-- start INPUT DATA --

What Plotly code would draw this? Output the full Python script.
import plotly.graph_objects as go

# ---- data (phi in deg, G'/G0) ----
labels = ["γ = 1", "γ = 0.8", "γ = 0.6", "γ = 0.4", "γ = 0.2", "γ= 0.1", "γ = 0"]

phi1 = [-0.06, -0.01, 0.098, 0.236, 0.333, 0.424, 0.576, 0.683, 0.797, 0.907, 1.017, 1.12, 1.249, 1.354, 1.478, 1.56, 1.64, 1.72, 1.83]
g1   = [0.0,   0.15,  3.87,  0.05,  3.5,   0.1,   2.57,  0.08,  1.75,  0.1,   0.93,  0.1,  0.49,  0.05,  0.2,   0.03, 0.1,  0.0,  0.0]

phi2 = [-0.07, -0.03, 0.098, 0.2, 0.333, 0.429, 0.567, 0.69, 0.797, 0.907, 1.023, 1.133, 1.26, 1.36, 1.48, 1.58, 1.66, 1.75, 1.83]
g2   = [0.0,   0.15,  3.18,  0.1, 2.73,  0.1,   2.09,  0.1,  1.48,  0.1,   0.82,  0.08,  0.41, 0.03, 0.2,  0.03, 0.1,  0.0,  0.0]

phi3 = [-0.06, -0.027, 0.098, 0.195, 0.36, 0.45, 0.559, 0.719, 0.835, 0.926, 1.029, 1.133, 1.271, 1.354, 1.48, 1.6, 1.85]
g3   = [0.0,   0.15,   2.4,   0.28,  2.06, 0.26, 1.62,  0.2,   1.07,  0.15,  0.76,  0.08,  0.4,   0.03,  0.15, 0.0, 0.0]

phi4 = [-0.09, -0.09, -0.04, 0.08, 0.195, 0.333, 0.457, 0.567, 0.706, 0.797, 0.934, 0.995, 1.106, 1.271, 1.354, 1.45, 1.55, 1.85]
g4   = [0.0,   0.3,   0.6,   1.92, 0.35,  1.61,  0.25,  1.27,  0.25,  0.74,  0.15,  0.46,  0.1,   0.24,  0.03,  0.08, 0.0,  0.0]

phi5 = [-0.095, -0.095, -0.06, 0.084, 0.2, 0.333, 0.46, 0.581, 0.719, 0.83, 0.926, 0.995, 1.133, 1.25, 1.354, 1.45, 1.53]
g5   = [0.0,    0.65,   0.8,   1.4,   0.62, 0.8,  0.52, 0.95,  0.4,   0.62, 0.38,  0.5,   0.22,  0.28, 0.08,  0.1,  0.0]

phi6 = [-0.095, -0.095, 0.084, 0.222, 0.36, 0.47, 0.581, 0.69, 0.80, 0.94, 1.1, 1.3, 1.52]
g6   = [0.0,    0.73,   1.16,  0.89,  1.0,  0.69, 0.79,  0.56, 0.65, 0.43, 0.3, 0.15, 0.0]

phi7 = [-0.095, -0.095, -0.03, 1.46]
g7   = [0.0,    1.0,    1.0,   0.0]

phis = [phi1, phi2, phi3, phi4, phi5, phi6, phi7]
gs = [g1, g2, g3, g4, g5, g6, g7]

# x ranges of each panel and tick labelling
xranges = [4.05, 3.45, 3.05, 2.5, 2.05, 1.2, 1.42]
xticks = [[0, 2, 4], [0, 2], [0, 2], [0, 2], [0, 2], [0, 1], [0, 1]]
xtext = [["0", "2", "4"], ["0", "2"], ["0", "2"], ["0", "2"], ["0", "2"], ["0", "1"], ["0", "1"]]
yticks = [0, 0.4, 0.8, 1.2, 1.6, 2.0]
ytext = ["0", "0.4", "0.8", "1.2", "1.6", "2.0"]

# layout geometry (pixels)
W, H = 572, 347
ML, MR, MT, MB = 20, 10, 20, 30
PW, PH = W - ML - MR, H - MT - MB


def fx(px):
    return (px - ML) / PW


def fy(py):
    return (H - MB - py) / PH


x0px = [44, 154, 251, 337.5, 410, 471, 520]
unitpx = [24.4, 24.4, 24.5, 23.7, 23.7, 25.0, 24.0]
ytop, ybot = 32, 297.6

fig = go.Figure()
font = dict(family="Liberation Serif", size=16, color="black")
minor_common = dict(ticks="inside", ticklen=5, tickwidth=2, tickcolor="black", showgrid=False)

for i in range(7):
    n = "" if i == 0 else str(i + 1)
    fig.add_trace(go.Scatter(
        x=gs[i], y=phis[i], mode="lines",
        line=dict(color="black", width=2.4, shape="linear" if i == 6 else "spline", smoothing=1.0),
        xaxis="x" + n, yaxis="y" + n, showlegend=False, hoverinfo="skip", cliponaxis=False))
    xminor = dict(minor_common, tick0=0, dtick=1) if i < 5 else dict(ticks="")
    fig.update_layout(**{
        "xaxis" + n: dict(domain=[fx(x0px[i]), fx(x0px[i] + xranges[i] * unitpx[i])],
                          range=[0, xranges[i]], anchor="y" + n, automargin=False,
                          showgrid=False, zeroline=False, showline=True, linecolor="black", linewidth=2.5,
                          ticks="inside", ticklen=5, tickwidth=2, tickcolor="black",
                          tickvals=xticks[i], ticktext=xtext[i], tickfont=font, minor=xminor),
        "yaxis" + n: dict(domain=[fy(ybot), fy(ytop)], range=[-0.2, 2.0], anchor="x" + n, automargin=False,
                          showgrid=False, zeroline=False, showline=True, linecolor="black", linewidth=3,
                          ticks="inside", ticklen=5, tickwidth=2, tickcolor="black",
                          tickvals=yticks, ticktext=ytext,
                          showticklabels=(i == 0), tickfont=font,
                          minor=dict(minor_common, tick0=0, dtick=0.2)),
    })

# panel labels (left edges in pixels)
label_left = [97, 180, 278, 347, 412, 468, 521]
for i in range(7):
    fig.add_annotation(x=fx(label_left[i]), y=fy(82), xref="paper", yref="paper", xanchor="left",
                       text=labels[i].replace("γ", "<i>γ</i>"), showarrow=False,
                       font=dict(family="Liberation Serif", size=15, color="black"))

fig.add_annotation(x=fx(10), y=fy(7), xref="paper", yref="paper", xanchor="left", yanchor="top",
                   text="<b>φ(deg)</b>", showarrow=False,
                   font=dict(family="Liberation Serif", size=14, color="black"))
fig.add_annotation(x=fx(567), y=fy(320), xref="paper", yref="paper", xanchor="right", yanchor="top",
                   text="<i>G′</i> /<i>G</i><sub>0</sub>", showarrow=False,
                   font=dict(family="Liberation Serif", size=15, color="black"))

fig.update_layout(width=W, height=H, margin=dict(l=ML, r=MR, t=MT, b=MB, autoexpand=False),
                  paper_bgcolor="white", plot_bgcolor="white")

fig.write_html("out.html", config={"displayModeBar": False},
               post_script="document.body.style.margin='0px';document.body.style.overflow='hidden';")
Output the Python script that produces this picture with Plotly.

-- end INPUT DATA --

__WHAT IS REQUIRED__: Write out the full set of records exactly as given.

__RESPONSE TO THE TASK__:
What Plotly code would draw this? Output the full Python script.
import plotly.graph_objects as go

# ---- data (phi in deg, G'/G0) ----
labels = ["γ = 1", "γ = 0.8", "γ = 0.6", "γ = 0.4", "γ = 0.2", "γ= 0.1", "γ = 0"]

phi1 = [-0.06, -0.01, 0.098, 0.236, 0.333, 0.424, 0.576, 0.683, 0.797, 0.907, 1.017, 1.12, 1.249, 1.354, 1.478, 1.56, 1.64, 1.72, 1.83]
g1   = [0.0,   0.15,  3.87,  0.05,  3.5,   0.1,   2.57,  0.08,  1.75,  0.1,   0.93,  0.1,  0.49,  0.05,  0.2,   0.03, 0.1,  0.0,  0.0]

phi2 = [-0.07, -0.03, 0.098, 0.2, 0.333, 0.429, 0.567, 0.69, 0.797, 0.907, 1.023, 1.133, 1.26, 1.36, 1.48, 1.58, 1.66, 1.75, 1.83]
g2   = [0.0,   0.15,  3.18,  0.1, 2.73,  0.1,   2.09,  0.1,  1.48,  0.1,   0.82,  0.08,  0.41, 0.03, 0.2,  0.03, 0.1,  0.0,  0.0]

phi3 = [-0.06, -0.027, 0.098, 0.195, 0.36, 0.45, 0.559, 0.719, 0.835, 0.926, 1.029, 1.133, 1.271, 1.354, 1.48, 1.6, 1.85]
g3   = [0.0,   0.15,   2.4,   0.28,  2.06, 0.26, 1.62,  0.2,   1.07,  0.15,  0.76,  0.08,  0.4,   0.03,  0.15, 0.0, 0.0]

phi4 = [-0.09, -0.09, -0.04, 0.08, 0.195, 0.333, 0.457, 0.567, 0.706, 0.797, 0.934, 0.995, 1.106, 1.271, 1.354, 1.45, 1.55, 1.85]
g4   = [0.0,   0.3,   0.6,   1.92, 0.35,  1.61,  0.25,  1.27,  0.25,  0.74,  0.15,  0.46,  0.1,   0.24,  0.03,  0.08, 0.0,  0.0]

phi5 = [-0.095, -0.095, -0.06, 0.084, 0.2, 0.333, 0.46, 0.581, 0.719, 0.83, 0.926, 0.995, 1.133, 1.25, 1.354, 1.45, 1.53]
g5   = [0.0,    0.65,   0.8,   1.4,   0.62, 0.8,  0.52, 0.95,  0.4,   0.62, 0.38,  0.5,   0.22,  0.28, 0.08,  0.1,  0.0]

phi6 = [-0.095, -0.095, 0.084, 0.222, 0.36, 0.47, 0.581, 0.69, 0.80, 0.94, 1.1, 1.3, 1.52]
g6   = [0.0,    0.73,   1.16,  0.89,  1.0,  0.69, 0.79,  0.56, 0.65, 0.43, 0.3, 0.15, 0.0]

phi7 = [-0.095, -0.095, -0.03, 1.46]
g7   = [0.0,    1.0,    1.0,   0.0]

phis = [phi1, phi2, phi3, phi4, phi5, phi6, phi7]
gs = [g1, g2, g3, g4, g5, g6, g7]

# x ranges of each panel and tick labelling
xranges = [4.05, 3.45, 3.05, 2.5, 2.05, 1.2, 1.42]
xticks = [[0, 2, 4], [0, 2], [0, 2], [0, 2], [0, 2], [0, 1], [0, 1]]
xtext = [["0", "2", "4"], ["0", "2"], ["0", "2"], ["0", "2"], ["0", "2"], ["0", "1"], ["0", "1"]]
yticks = [0, 0.4, 0.8, 1.2, 1.6, 2.0]
ytext = ["0", "0.4", "0.8", "1.2", "1.6", "2.0"]

# layout geometry (pixels)
W, H = 572, 347
ML, MR, MT, MB = 20, 10, 20, 30
PW, PH = W - ML - MR, H - MT - MB


def fx(px):
    return (px - ML) / PW


def fy(py):
    return (H - MB - py) / PH


x0px = [44, 154, 251, 337.5, 410, 471, 520]
unitpx = [24.4, 24.4, 24.5, 23.7, 23.7, 25.0, 24.0]
ytop, ybot = 32, 297.6

fig = go.Figure()
font = dict(family="Liberation Serif", size=16, color="black")
minor_common = dict(ticks="inside", ticklen=5, tickwidth=2, tickcolor="black", showgrid=False)

for i in range(7):
    n = "" if i == 0 else str(i + 1)
    fig.add_trace(go.Scatter(
        x=gs[i], y=phis[i], mode="lines",
        line=dict(color="black", width=2.4, shape="linear" if i == 6 else "spline", smoothing=1.0),
        xaxis="x" + n, yaxis="y" + n, showlegend=False, hoverinfo="skip", cliponaxis=False))
    xminor = dict(minor_common, tick0=0, dtick=1) if i < 5 else dict(ticks="")
    fig.update_layout(**{
        "xaxis" + n: dict(domain=[fx(x0px[i]), fx(x0px[i] + xranges[i] * unitpx[i])],
                          range=[0, xranges[i]], anchor="y" + n, automargin=False,
                          showgrid=False, zeroline=False, showline=True, linecolor="black", linewidth=2.5,
                          ticks="inside", ticklen=5, tickwidth=2, tickcolor="black",
                          tickvals=xticks[i], ticktext=xtext[i], tickfont=font, minor=xminor),
        "yaxis" + n: dict(domain=[fy(ybot), fy(ytop)], range=[-0.2, 2.0], anchor="x" + n, automargin=False,
                          showgrid=False, zeroline=False, showline=True, linecolor="black", linewidth=3,
                          ticks="inside", ticklen=5, tickwidth=2, tickcolor="black",
                          tickvals=yticks, ticktext=ytext,
                          showticklabels=(i == 0), tickfont=font,
                          minor=dict(minor_common, tick0=0, dtick=0.2)),
    })

# panel labels (left edges in pixels)
label_left = [97, 180, 278, 347, 412, 468, 521]
for i in range(7):
    fig.add_annotation(x=fx(label_left[i]), y=fy(82), xref="paper", yref="paper", xanchor="left",
                       text=labels[i].replace("γ", "<i>γ</i>"), showarrow=False,
                       font=dict(family="Liberation Serif", size=15, color="black"))

fig.add_annotation(x=fx(10), y=fy(7), xref="paper", yref="paper", xanchor="left", yanchor="top",
                   text="<b>φ(deg)</b>", showarrow=False,
                   font=dict(family="Liberation Serif", size=14, color="black"))
fig.add_annotation(x=fx(567), y=fy(320), xref="paper", yref="paper", xanchor="right", yanchor="top",
                   text="<i>G′</i> /<i>G</i><sub>0</sub>", showarrow=False,
                   font=dict(family="Liberation Serif", size=15, color="black"))

fig.update_layout(width=W, height=H, margin=dict(l=ML, r=MR, t=MT, b=MB, autoexpand=False),
                  paper_bgcolor="white", plot_bgcolor="white")

fig.write_html("out.html", config={"displayModeBar": False},
               post_script="document.body.style.margin='0px';document.body.style.overflow='hidden';")
Output the Python script that produces this picture with Plotly.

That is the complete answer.